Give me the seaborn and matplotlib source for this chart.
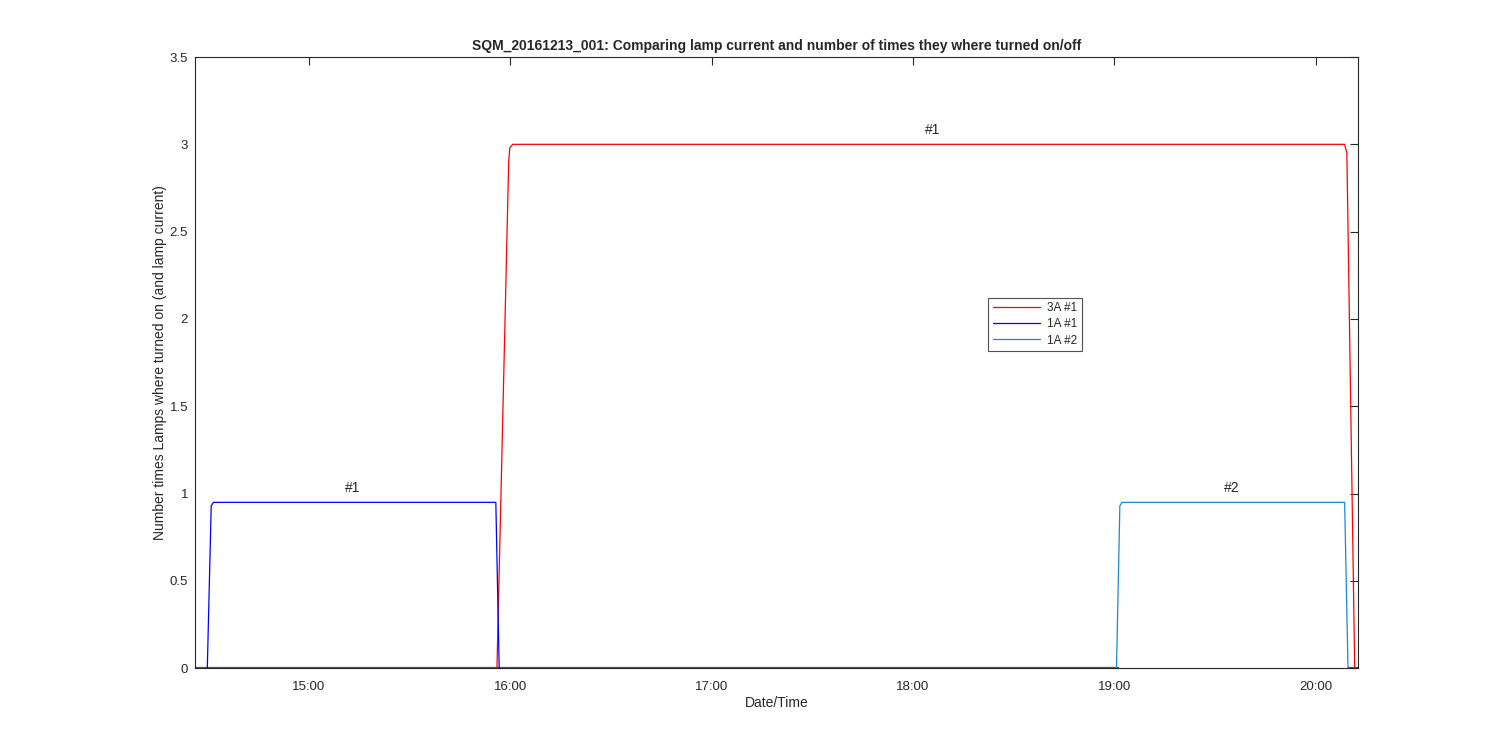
import pandas as pd
import seaborn as sns
import matplotlib
matplotlib.use("Agg")
import matplotlib.pyplot as plt
import matplotlib.dates as mdates

day = "2016-12-13 "

# breakpoints (HH:MM:SS, value)
t_3a1 = ["15:56:00", "15:59:30", "15:59:50", "16:00:40", "20:08:40", "20:09:20", "20:11:40"]
v_3a1 = [0.0, 2.9, 2.98, 3.0, 3.0, 2.95, 0.0]

t_1a1 = ["14:29:40", "14:30:50", "14:31:30", "15:55:40", "15:56:40"]
v_1a1 = [0.0, 0.93, 0.95, 0.95, 0.0]

t_1a2 = ["19:00:40", "19:01:40", "19:02:20", "20:08:40", "20:09:40"]
v_1a2 = [0.0, 0.93, 0.95, 0.95, 0.0]

# low grey baseline, two pieces
t_base1 = ["14:26:00", "19:01:00"]
t_base2 = ["20:09:40", "20:12:30"]
v_base = [0.008, 0.008]

labels = ["3A #1", "1A #1", "1A #2"]
colors = ["#ff0000", "#0000ff", "#1a8ad0"]

notes = [("15:13:00", 0.99, "#1"), ("18:06:00", 3.04, "#1"), ("19:35:00", 0.99, "#2")]

xlim = ("14:26:00", "20:12:30")


def ts(s):
    return pd.Timestamp(day + s)


sns.set_style("white")
plt.rcParams["font.family"] = ["Liberation Sans", "DejaVu Sans"]

fig = plt.figure(figsize=(15, 7.5), dpi=100)
ax = fig.add_axes([0.13, 0.109, 0.775, 0.815])

for tb in [t_base1, t_base2]:
    ax.plot([ts(s) for s in tb], v_base, color="#555555", lw=0.9, zorder=1)

for tt, vv, lab, col in zip([t_3a1, t_1a1, t_1a2], [v_3a1, v_1a1, v_1a2], labels, colors):
    sns.lineplot(x=[ts(s) for s in tt], y=vv, ax=ax, color=col, label=lab,
                 linewidth=0.9, sort=False, estimator=None)

for t, y, s in notes:
    ax.text(ts(t), y, s, ha="center", va="bottom", fontsize=10)

ax.set_xlim(ts(xlim[0]), ts(xlim[1]))
ax.set_ylim(0, 3.5)
ax.set_yticks([0, 0.5, 1, 1.5, 2, 2.5, 3, 3.5])
ax.set_yticklabels(["0", "0.5", "1", "1.5", "2", "2.5", "3", "3.5"])
ax.xaxis.set_major_locator(mdates.HourLocator())
ax.xaxis.set_major_formatter(mdates.DateFormatter("%H:%M"))

ax.tick_params(direction="in", length=6, width=0.8, top=True, right=True,
               labelsize=9.5, colors="#262626")
ax.tick_params(axis="x", pad=9)
ax.tick_params(axis="y", pad=5)
for sp in ax.spines.values():
    sp.set_visible(True)
    sp.set_color("#262626")
    sp.set_linewidth(0.8)

ax.set_xlabel("Date/Time", fontsize=10, color="#262626", labelpad=2)
ax.set_ylabel("Number times Lamps where turned on (and lamp current)", fontsize=10,
              color="#262626", labelpad=2)
ax.set_title("SQM_20161213_001: Comparing lamp current and number of times they where turned on/off",
             fontsize=10, fontweight="bold", color="#262626", pad=5)

leg = ax.legend(loc="upper left", bbox_to_anchor=(0.677, 0.616), fontsize=8.5,
                frameon=True, fancybox=False, edgecolor="#262626", handlelength=4,
                borderpad=0.4, labelspacing=0.35, handletextpad=0.6, borderaxespad=0.5)
leg.get_frame().set_linewidth(0.8)

fig.savefig("out.png", dpi=100, facecolor="white")
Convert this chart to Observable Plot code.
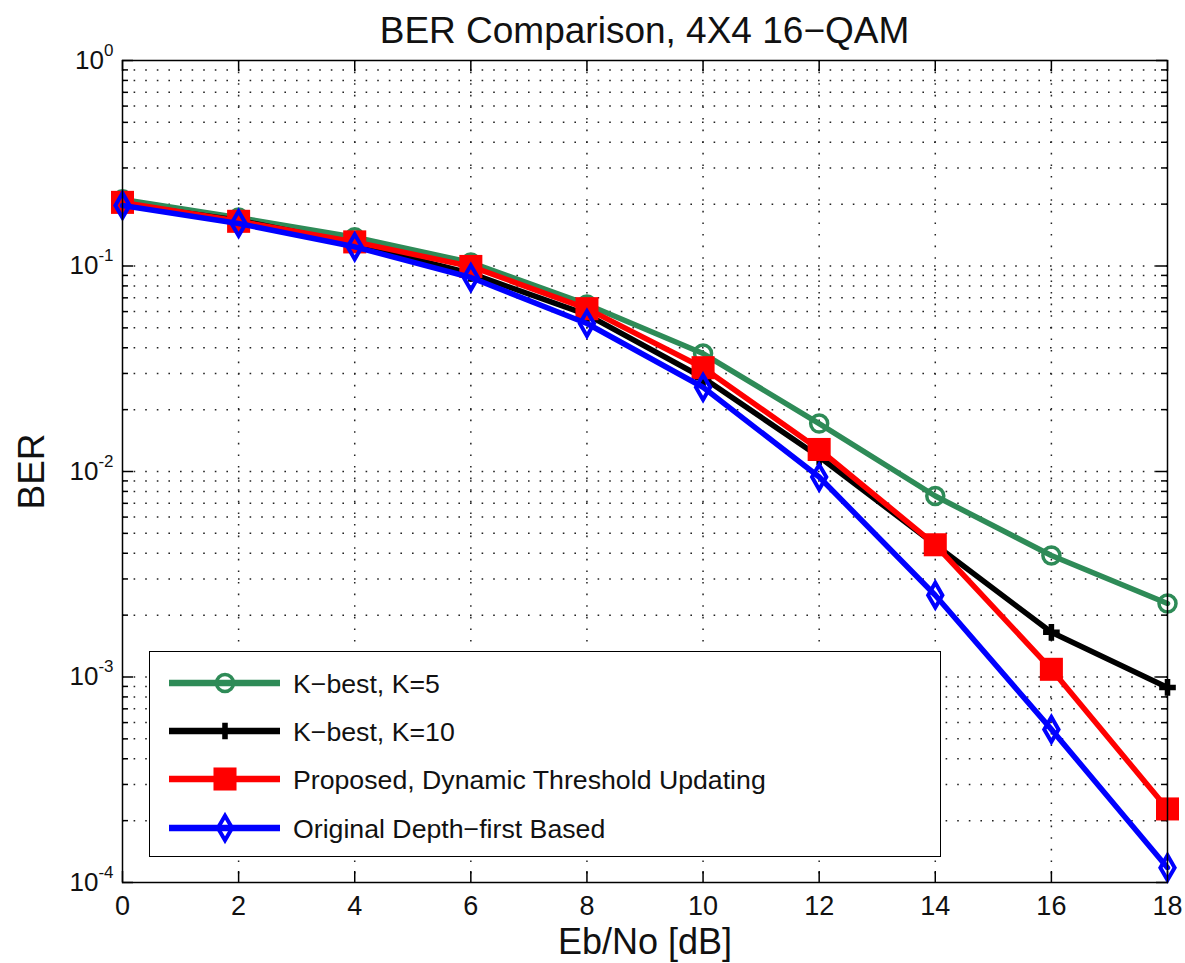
<!DOCTYPE html>
<html>
<head>
<meta charset="utf-8">
<script src="https://cdn.jsdelivr.net/npm/d3@7"></script>
<script src="https://cdn.jsdelivr.net/npm/@observablehq/plot@0.6"></script>
<style>
  html, body { margin: 0; padding: 0; background: #fff; }
  body { font-family: Arial, "Liberation Sans", sans-serif; }
  #wrap { position: relative; width: 1185px; height: 963px; overflow: hidden; }
  #title { position: absolute; left: 144px; width: 1001px; top: 12px; height: 38px;
           text-align: center; font-size: 37px; line-height: 37px; color: #111; white-space: nowrap; }
  #chart { position: absolute; left: 0; top: 50px; }
  #legend { position: absolute; left: 149px; top: 651px; width: 792px; height: 206px;
            box-sizing: border-box; border: 1.5px solid #000; background: #fff; }
  #legend svg { position: absolute; left: 0; top: 0; overflow: visible; }
</style>
</head>
<body>
<div id="wrap">
  <div id="title">BER Comparison, 4X4 16−QAM</div>
  <div id="chart"></div>
  <div id="legend"></div>
</div>
<script>
// ---- data ----
const snr = [0, 2, 4, 6, 8, 10, 12, 14, 16, 18];
const berK5 = [0.211, 0.172, 0.138, 0.104, 0.065, 0.0375, 0.0171, 0.0076, 0.0039, 0.00228];
const berK10 = [0.200, 0.167, 0.128, 0.092, 0.058, 0.0286, 0.0118, 0.0044, 0.00165, 0.00089];
const berProposed = [0.204, 0.165, 0.131, 0.0995, 0.062, 0.032, 0.0128, 0.0044, 0.00109, 0.000228];
const berDepthFirst = [0.197, 0.161, 0.124, 0.0879, 0.0525, 0.0257, 0.0094, 0.0025, 0.000556, 0.000118];

const seriesNames = ["K−best, K=5", "K−best, K=10", "Proposed, Dynamic Threshold Updating", "Original Depth−first Based"];
const seriesColors = ["#2E8B57", "#000000", "#FF0000", "#0000FF"];

const xTicks = [0, 2, 4, 6, 8, 10, 12, 14, 16, 18];
const yMajor = [1e-4, 1e-3, 1e-2, 1e-1, 1];
const yMantissa = [2, 3, 4, 5, 6, 7, 8, 9];

// ---- build ----
const seriesValues = [berK5, berK10, berProposed, berDepthFirst];
const markerStyles = [
  {symbol: "circle", r: 8.5, fill: "none", strokeWidth: 3.5},
  {symbol: "cross", r: 7, fill: "c", strokeWidth: 0},
  {symbol: "square", r: 13, fill: "c", strokeWidth: 0},
  {symbol: "diamond", r: 7.5, fill: "none", strokeWidth: 4}
];
const yMinor = [];
for (const d of yMajor.slice(0, -1)) for (const m of yMantissa) yMinor.push(d * m);

const W = 1185, H = 913;
const mL = 122, mR = 18, mT = 10, mB = 81;
const fw = W - mL - mR, fh = H - mT - mB;

const marks = [];
// grid
marks.push(Plot.ruleY(yMinor.concat(yMajor.slice(1, -1)), {stroke: "#222", strokeWidth: 1.5, strokeDasharray: "1.6,10"}));
marks.push(Plot.ruleX(xTicks.slice(1, -1), {stroke: "#222", strokeWidth: 1.5, strokeDasharray: "1.6,10"}));
// ticks (inward)
marks.push(Plot.ruleX(xTicks, {insetTop: fh - 11, stroke: "#000", strokeWidth: 1.5}));
marks.push(Plot.ruleX(xTicks, {insetBottom: fh - 11, stroke: "#000", strokeWidth: 1.5}));
marks.push(Plot.ruleY(yMajor, {insetRight: fw - 11, stroke: "#000", strokeWidth: 1.5}));
marks.push(Plot.ruleY(yMinor, {insetRight: fw - 6, stroke: "#000", strokeWidth: 1.5}));
marks.push(Plot.ruleY(yMajor, {insetLeft: fw - 11, stroke: "#000", strokeWidth: 1.5}));
marks.push(Plot.ruleY(yMinor, {insetLeft: fw - 6, stroke: "#000", strokeWidth: 1.5}));
// axes
marks.push(Plot.axisX({ticks: xTicks, tickSize: 0, tickPadding: 13, fontSize: 27, label: null, tickFormat: d => String(d)}));
marks.push(Plot.axisY({ticks: yMajor, tickSize: 0, tickPadding: 9, fontSize: 26, label: null,
  tickFormat: d => String(Math.round(Math.log10(d)))}));
// axis labels
marks.push(Plot.text(["Eb/No [dB]"], {frameAnchor: "bottom", lineAnchor: "bottom", textAnchor: "middle", dy: 71, fontSize: 36, fill: "#111"}));
marks.push(Plot.text(["BER"], {frameAnchor: "left", lineAnchor: "bottom", textAnchor: "middle", rotate: -90, dx: -79, fontSize: 37, fill: "#111"}));
// series
seriesValues.forEach((vals, k) => {
  const data = snr.map((x, i) => ({x, y: vals[i]}));
  const c = seriesColors[k];
  const ms = markerStyles[k];
  marks.push(Plot.line(data, {x: "x", y: "y", stroke: c, strokeWidth: 5.5, strokeLinejoin: "round"}));
  marks.push(Plot.dot(data, {x: "x", y: "y", symbol: ms.symbol, r: ms.r,
    fill: ms.fill === "c" ? c : "none", stroke: ms.fill === "c" ? "none" : c, strokeWidth: ms.strokeWidth}));
});
marks.push(Plot.frame({stroke: "#000", strokeWidth: 1.5}));

const chart = Plot.plot({
  width: W, height: H,
  marginLeft: mL, marginRight: mR, marginTop: mT, marginBottom: mB,
  style: {fontFamily: "Arial, 'Liberation Sans', sans-serif", color: "#111", background: "#fff", overflow: "visible"},
  x: {domain: [0, 18]},
  y: {type: "log", domain: [1e-4, 1]},
  marks
});
document.getElementById("chart").appendChild(chart);

// superscript exponents on y tick labels
d3.select(chart).selectAll('g[aria-label="y-axis tick label"] text').each(function () {
  const t = d3.select(this);
  const e = t.text();
  t.text(null);
  t.append("tspan").text("10");
  t.append("tspan").attr("font-size", 17).attr("dy", -13).text(e);
});

// ---- legend ----
const symbolTypes = {circle: d3.symbolCircle, cross: d3.symbolCross, square: d3.symbolSquare, diamond: d3.symbolDiamond};
const rowY = [31, 79, 127, 176];
const lsvg = d3.select("#legend").append("svg").attr("width", 790).attr("height", 204);
seriesNames.forEach((name, k) => {
  const c = seriesColors[k];
  const ms = markerStyles[k];
  const g = lsvg.append("g").attr("transform", `translate(0,${rowY[k]})`);
  g.append("line").attr("x1", 19).attr("x2", 130).attr("y1", 0).attr("y2", 0)
    .attr("stroke", c).attr("stroke-width", 6.5);
  g.append("path").attr("transform", "translate(75,0)")
    .attr("d", d3.symbol(symbolTypes[ms.symbol], Math.PI * ms.r * ms.r)())
    .attr("fill", ms.fill === "c" ? c : "none")
    .attr("stroke", ms.fill === "c" ? "none" : c).attr("stroke-width", ms.strokeWidth);
  g.append("text").attr("x", 143).attr("y", 9.5).attr("font-size", 26.7).attr("fill", "#111")
    .attr("font-family", "Arial, 'Liberation Sans', sans-serif").text(name);
});
</script>
</body>
</html>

Exercise brief: Each line that holds the word "this" is to be copied.

Output of the exercise:
Give me the seaborn and matplotlib source for this chart.
Convert this chart to Observable Plot code.
  const t = d3.select(this);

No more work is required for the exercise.